Unless I’m missing something?

FSD has not been rolled out yet, so you’re attributing to FSD some errors that are actually made by humans. Yeah maybe these humans were confused by marketing to think it was FSD, just as you think it was FSD, but that doesn’t make it FSD.
Tesla is quite literally selling a package called "Full Self-Driving". I don't see how it has not been "rolled out yet" unless you're confusing Tesla's bullshit marketing lingo for level 5 autonomous driving.
It’s described as a future feature that you can prepay for though.
What, in the fine print after the giant "FULL-SELF DRIVING CAPABILITY" banners?
The downvotes are fascinating. It’s like doubling down on misinformed thinking but… to what end?
A robot that folds laundry would obviously have torque limits while handling clothing, so the prospect of destruction would be minimal.

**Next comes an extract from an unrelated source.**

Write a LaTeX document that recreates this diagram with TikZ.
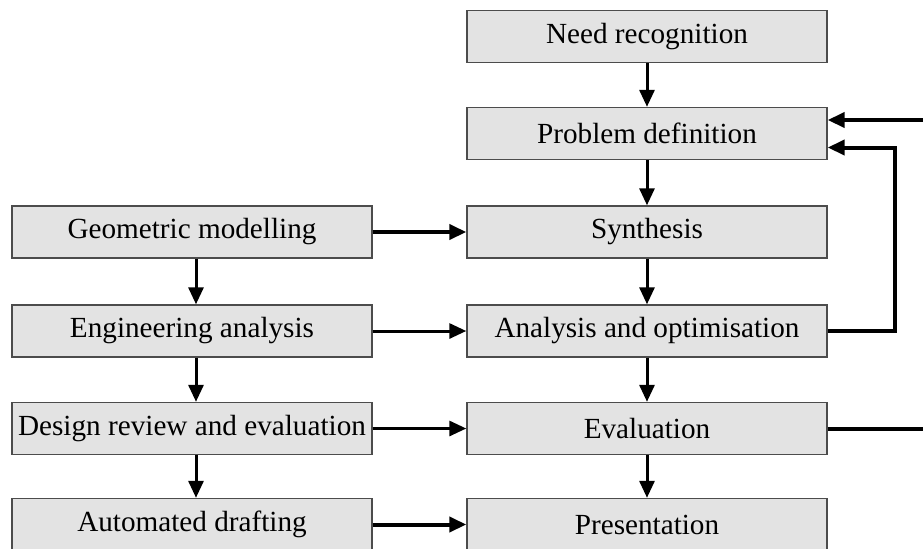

The error domain of a laundry robot would be misidentifying an unusual item and incorrectly folding it, or incorrectly sorting it. If someone sold a humanoid laundry robot which folded and sorted my clothes correctly 99% of the time, I'd consider that miraculous.

Sure, that would be bad. So it only needs to be good enough to fold correctly for 99 days, and then on the 100th day just do nothing (i.e., detect a problem and hard STOP).

Then a hard reboot will kick it back into line and we're good to go again.

Obviously that's not good enough for driving a car, but it certainly is in all the manual labor jobs I've ever had.